Report says Bosnian, foreign intelligence exchange information on terrorism
BBC Monitoring - July 28, 2004

Text of report by M. Cubro: "OSA lends assistance to CIA", published by Bosnian Serb newspaper Nezavisne novine on 28 July

Sarajevo: "Potential Islamic terrorists in Bosnia-Hercegovina are wanted by intelligence agencies of the United States, Great Britain, France, as well as several other countries, and they are assisted in that by agents of the Bosnia-Hercegovina Intelligence-Security Agency (OSA)," says a source of Nezavisne novine from the State Intelligence Service. "I am not sure that there are 100 CIA agents looking for Islamic terrorists in Bosnia-Hercegovina, as the foreign press claims, but we can be sure that British, US, and French intelligence officers are active in our country, gathering information about Islamic terrorism and links with Al-Qa'idah. The British intelligence community is the largest one in Bosnia-Hercegovina. I am positive there are twice as many British as US intelligence officers," our source goes on to say.

He claims that OSA officers regularly exchange information with their foreign counterparts about the activities of persons that could be connected to Islamic terrorism. "The present OSA mostly works on the basis of what the FOSS (Bosnia-Hercegovina Federation Intelligence-Security Service) has managed to collect before. They have a list of about 750 persons. They exchange intelligence with foreign agents about the movement and financing of persons who could be linked with terrorism," our source points out.

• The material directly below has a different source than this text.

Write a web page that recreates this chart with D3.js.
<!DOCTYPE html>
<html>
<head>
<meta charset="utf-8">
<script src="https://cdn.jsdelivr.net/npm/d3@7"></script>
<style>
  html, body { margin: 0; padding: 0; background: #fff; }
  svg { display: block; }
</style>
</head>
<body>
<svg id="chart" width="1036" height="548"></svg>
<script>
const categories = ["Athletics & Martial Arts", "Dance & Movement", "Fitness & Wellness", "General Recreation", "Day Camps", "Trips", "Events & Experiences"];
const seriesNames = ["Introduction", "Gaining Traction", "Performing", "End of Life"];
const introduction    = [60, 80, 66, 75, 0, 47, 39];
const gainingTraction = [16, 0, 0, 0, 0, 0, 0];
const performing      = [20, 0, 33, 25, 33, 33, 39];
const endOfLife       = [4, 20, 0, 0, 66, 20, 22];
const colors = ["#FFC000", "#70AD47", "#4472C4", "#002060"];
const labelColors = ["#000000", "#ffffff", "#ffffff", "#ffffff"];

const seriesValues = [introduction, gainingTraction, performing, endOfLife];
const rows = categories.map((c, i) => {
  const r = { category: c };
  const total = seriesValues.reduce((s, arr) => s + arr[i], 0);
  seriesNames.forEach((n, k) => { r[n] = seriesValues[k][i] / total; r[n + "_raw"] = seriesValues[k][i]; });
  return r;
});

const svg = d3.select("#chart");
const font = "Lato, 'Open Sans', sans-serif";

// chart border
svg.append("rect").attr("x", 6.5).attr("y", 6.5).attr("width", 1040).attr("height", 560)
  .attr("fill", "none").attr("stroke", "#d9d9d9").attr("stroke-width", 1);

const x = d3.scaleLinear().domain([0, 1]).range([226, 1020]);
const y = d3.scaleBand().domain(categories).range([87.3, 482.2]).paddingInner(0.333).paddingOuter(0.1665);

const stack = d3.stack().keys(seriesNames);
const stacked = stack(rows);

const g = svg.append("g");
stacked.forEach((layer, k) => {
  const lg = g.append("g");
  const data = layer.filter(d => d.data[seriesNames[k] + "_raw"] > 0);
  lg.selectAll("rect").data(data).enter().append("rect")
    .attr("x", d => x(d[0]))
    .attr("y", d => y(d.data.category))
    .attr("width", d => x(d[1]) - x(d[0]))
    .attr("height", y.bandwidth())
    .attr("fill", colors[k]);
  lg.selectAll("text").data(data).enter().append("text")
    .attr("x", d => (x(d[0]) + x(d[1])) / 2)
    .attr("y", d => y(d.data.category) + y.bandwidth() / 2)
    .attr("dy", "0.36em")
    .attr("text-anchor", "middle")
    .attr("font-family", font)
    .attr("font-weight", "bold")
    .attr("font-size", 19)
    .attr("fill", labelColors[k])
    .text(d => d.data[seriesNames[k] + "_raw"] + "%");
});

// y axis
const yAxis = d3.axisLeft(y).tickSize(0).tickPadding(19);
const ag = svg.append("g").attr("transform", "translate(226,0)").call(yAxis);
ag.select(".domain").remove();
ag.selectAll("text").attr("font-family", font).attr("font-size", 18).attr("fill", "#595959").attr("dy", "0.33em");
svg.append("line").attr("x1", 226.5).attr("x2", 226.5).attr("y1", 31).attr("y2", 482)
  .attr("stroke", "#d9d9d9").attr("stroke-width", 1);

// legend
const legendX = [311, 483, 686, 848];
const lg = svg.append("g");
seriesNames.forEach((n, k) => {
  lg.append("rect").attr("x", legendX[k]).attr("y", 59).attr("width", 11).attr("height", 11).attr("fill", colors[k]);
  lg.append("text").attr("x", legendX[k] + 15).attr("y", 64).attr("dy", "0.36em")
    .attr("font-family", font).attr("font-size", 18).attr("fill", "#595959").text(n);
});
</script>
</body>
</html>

Barisa Colak, security minister of Bosnia-Hercegovina, says he has no information about the presence of a large number of foreign intelligence agents in Bosnia-Hercegovina. "The Security Ministry does not have information to that effect, but the OSA law regulates the manner of cooperation with foreign intelligence services. Of course, it is possible that those intelligence officers are active in Bosnia-Hercegovina but that they came to our countries as businessmen, for example," Colak says. Security Minister Colak does not deny the allegation that the local security bodies get some of their information about terrorist activities from their foreign counterparts. "We have an antiterrorist team in which representatives of foreign embassies are also active. We exchange information, as was the case with the ban on the work of certain humanitarian organizations," Colak explains.

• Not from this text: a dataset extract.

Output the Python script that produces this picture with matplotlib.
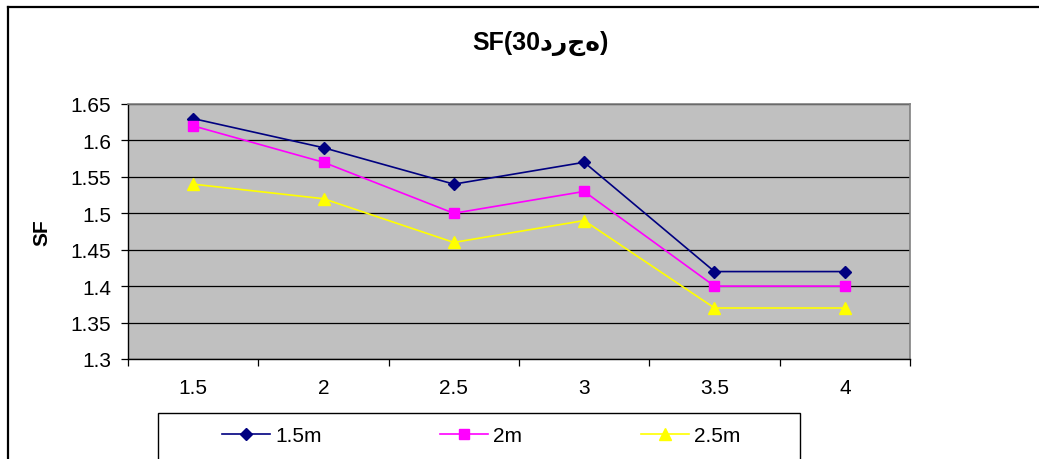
import matplotlib
matplotlib.use('Agg')
import matplotlib.pyplot as plt
from matplotlib.lines import Line2D
from matplotlib.patches import Rectangle
import numpy as np

plt.rcParams['font.family'] = ['Liberation Sans', 'DejaVu Sans']

spacing = ['1.5', '2', '2.5', '3', '3.5', '4']
sf_15 = [1.63, 1.59, 1.54, 1.57, 1.42, 1.42]
sf_20 = [1.62, 1.57, 1.50, 1.53, 1.40, 1.40]
sf_25 = [1.54, 1.52, 1.46, 1.49, 1.37, 1.37]
labels = ['1.5m', '2m', '2.5m']

W, H = 1039, 460
fig = plt.figure(figsize=(W / 100, H / 100), dpi=100)
ax = fig.add_axes([128 / W, 1 - 360 / H, (910 - 128) / W, (360 - 105) / H])
ax.set_facecolor('#C0C0C0')

x = np.arange(len(spacing))
ax.plot(x, sf_15, color='#000080', marker='D', markersize=6.5, lw=1.2, label=labels[0])
ax.plot(x, sf_20, color='#FF00FF', marker='s', markersize=6.5, lw=1.2, label=labels[1])
ax.plot(x, sf_25, color='#FFFF00', marker='^', markersize=8, lw=1.2, label=labels[2])

ax.set_xlim(-0.5, len(spacing) - 0.5)
ax.set_ylim(1.3, 1.65)
ax.set_yticks(np.arange(1.3, 1.651, 0.05))
ax.set_yticklabels(['1.3', '1.35', '1.4', '1.45', '1.5', '1.55', '1.6', '1.65'])
ax.yaxis.grid(True, color='black', lw=0.9)
ax.set_axisbelow(True)

ax.set_xticks(x)
ax.set_xticklabels(spacing)
ax.set_xticks(np.arange(-0.5, len(spacing)), minor=True)
ax.tick_params(axis='x', which='major', length=0, pad=14, labelsize=15)
ax.tick_params(axis='x', which='minor', length=5, width=0.9, direction='out')
ax.tick_params(axis='y', length=5, width=0.9, direction='out', pad=7, labelsize=15)

for side in ['top', 'right']:
    ax.spines[side].set_color('#808080')
    ax.spines[side].set_linewidth(1.2)
for side in ['left', 'bottom']:
    ax.spines[side].set_color('black')
    ax.spines[side].set_linewidth(1.0)

ax.set_ylabel('SF', fontsize=15, fontweight='bold', labelpad=14)

fig.text(540 / W, 1 - 43 / H, 'SF(30درجه)', ha='center', va='center',
         fontsize=18, fontweight='bold')

# legend frame runs off the bottom of the figure
fig.patches.append(Rectangle((158 / W, -0.1), (800 - 158) / W, 0.1 + (460 - 414) / H,
                             transform=fig.transFigure, fill=False,
                             edgecolor='black', lw=1.0))
fig.legend(loc='center left', bbox_to_anchor=(222 / W, 1 - 437 / H), ncol=3,
           frameon=False, fontsize=15, handlelength=2.3, handletextpad=0.25,
           columnspacing=5.7, borderpad=0, borderaxespad=0)

# outer chart border
fig.lines.append(Line2D([8 / W, 1], [1 - 8 / H, 1 - 8 / H], transform=fig.transFigure,
                        color='black', lw=1.6))
fig.lines.append(Line2D([8 / W, 8 / W], [0, 1 - 8 / H], transform=fig.transFigure,
                        color='black', lw=1.6))

fig.savefig('out.png', dpi=100)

OSA Director Almir Dzuvo was away all day yesterday and could not return our calls. According to the British media, several hundred persons in Bosnia-Hercegovina - who took refuge in our country after taking part in the fighting in Afghanistan, Chechnya and Iraq - can be linked with Islamic terrorism. Earlier this year, Nezavisne novine reported, on the basis of testimony of intelligence officers and parents of volunteers killed in the war in Chechnya, Afghanistan and Iraq, that Bosnia-Hercegovina is one of the recruitment centres for Al-Qa'idah members.